Expected – Insurance
You might think, “I already have insurance,” and that’s fine, but depending on where you live, you might need better insurance to become a ride share driver. Better insurance with better coverage costs more money, so your insurance rates could go up. Either way, if you are serious about making the most as a driver for a ride sharing service, consider the cost of insurance a professional expense and keep it in mind when tallying your profits. Of course, if you get into any kind of collision, then your insurance rates could go up, so that’s one more reason to be a safe and careful driver.
Expected – Other Fees
Finally, consider any other fees and costs you need to pay to keep your vehicle on the road, including registration, inspections, permits, and passing emissions. These are expenses you would typically deal with as a private driver, but since your car is your money-maker, they become even more important. Take some time and think about everything you need to deal with each year or so and factor them into the costs of driving for a ride sharing service.
Unexpected – Average Cost per Mile
Now we come to the unexpected, somewhat unpredictable, costs associated with driving for a ride sharing service. Simply driving your vehicle puts wear and tear on it, beyond what you see and can anticipate. So much so, that the IRS allows for a yearly deduction on your income taxes (we’ll get to those taxes in a moment…) to account for the fact that driving wears down your vehicle. While this deduction is a good thing, it should also be an eye-opener.
For 2019, the mileage rate set by the IRS is $0.58 per mile – that’s 58 cents for each mile you drive. In other words, you can deduct more than half a dollar of profits from what you earn each year, from the IRS’s perspective, simply because of how that driving wears down your vehicle. That’s a good thing – deductions mean more money for you. But take a moment to consider that if you make $10 and drive someone just 10 miles, then the IRS says you put $5.80 of wear and tear on your vehicle.

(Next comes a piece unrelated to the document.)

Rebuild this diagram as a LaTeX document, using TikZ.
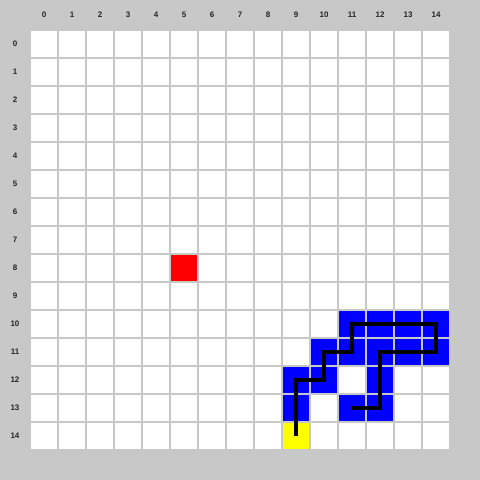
\documentclass[tikz,border=0pt]{standalone}
\usepackage{fontspec}
\setmainfont{Liberation Sans}
\definecolor{bggray}{RGB}{200,200,200}
\definecolor{snakeblue}{RGB}{0,0,255}
\definecolor{headyellow}{RGB}{255,255,0}
\definecolor{foodred}{RGB}{255,0,0}
\tikzset{
  lbl/.style={font=\bfseries\fontsize{8}{9}\selectfont, text=black!85, inner sep=0pt},
  pathline/.style={draw=black, line width=4pt, line join=miter, line cap=butt},
}
\newcommand{\gcell}[3]{\fill[#3] ({30+28*#1+1},{30+28*#2+1}) rectangle ++(26,26);}
\begin{document}
\begin{tikzpicture}[x=1pt,y=-1pt]
\fill[bggray] (0,0) rectangle (480,480);
\useasboundingbox (0,0) rectangle (480,480);
\foreach \c in {0,...,14}{
  \foreach \r in {0,...,14}{
    \gcell{\c}{\r}{white}
  }
  \node[lbl] (col\c) at ({44+28*\c},15) {\c};
  \node[lbl] (row\c) at (15,{44+28*\c}) {\c};
}
% snake body
\foreach \c/\r in {11/10,12/10,13/10,14/10,10/11,11/11,12/11,13/11,14/11,9/12,10/12,12/12,9/13,11/13,12/13}{
  \gcell{\c}{\r}{snakeblue}
}
\gcell{9}{14}{headyellow}
\gcell{5}{8}{foodred}
% path through cell centres
\coordinate (p0) at (296,436);
\coordinate (p1) at (296,380);
\coordinate (p2) at (324,380);
\coordinate (p3) at (324,352);
\coordinate (p4) at (352,352);
\coordinate (p5) at (352,324);
\coordinate (p6) at (436,324);
\coordinate (p7) at (436,352);
\coordinate (p8) at (380,352);
\coordinate (p9) at (380,408);
\coordinate (p10) at (352,408);
\draw[pathline] (p0) -- (p1) -- (p2) -- (p3) -- (p4) -- (p5) -- (p6) -- (p7) -- (p8) -- (p9) -- (p10);
\end{tikzpicture}
\end{document}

Another way to think of that is that you’ve incurred $5.80 worth of hidden costs due to what that driving has done to your car. So that $10 you think you made, is actually just $4.20 when all is said and done. This also factors into the next unexpected cost…
Unexpected – Depreciation
Oh yes, depreciation is a big deal. This is how much your car is worth now compared to when you bought it. If you buy a new vehicle, then depreciation can be pretty huge. Even with a used ride, simply driving your car makes it worth less with each passing mile.
When driving for a ride sharing service, consider the costs of each mile you put on your vehicle and how it takes away from your car’s value. After a few years, you might decide you want to trade-in your car to get something new (or at least something new to you). Depreciation due to the massive number of miles you drove for Uber or Lyft can greatly reduce the value of your trade-in.
Even worse, if you still owe money on the car you want to trade-in, then depreciation might mean the value of the vehicle won’t even cover what you still owe. So you could have to pay just to get rid of a car you no longer want.
Unexpected – Income Tax
Ah yes, the IRS strikes again. As a driver for a ride share service, you are not an employee – you are an independent contractor. That means Uber or Lyft won’t pay your taxes to the IRS or file a W2 for you. Instead, they pay you everything you earn, and then you get a 1099. In other words: when taxes come due, you have to pay it all out of your pocket – that includes state and local income taxes too.
Make sure you put aside a percentage of everything you make each month so you won’t be scrambling when it’s time to pay your taxes. It’s not a bad idea to put aside 20% or even 25% of everything you make to ensure your local, state, and federal income taxes are all covered. That might sound like a lot, but trust me: it’s better to put aside too much rather than too little.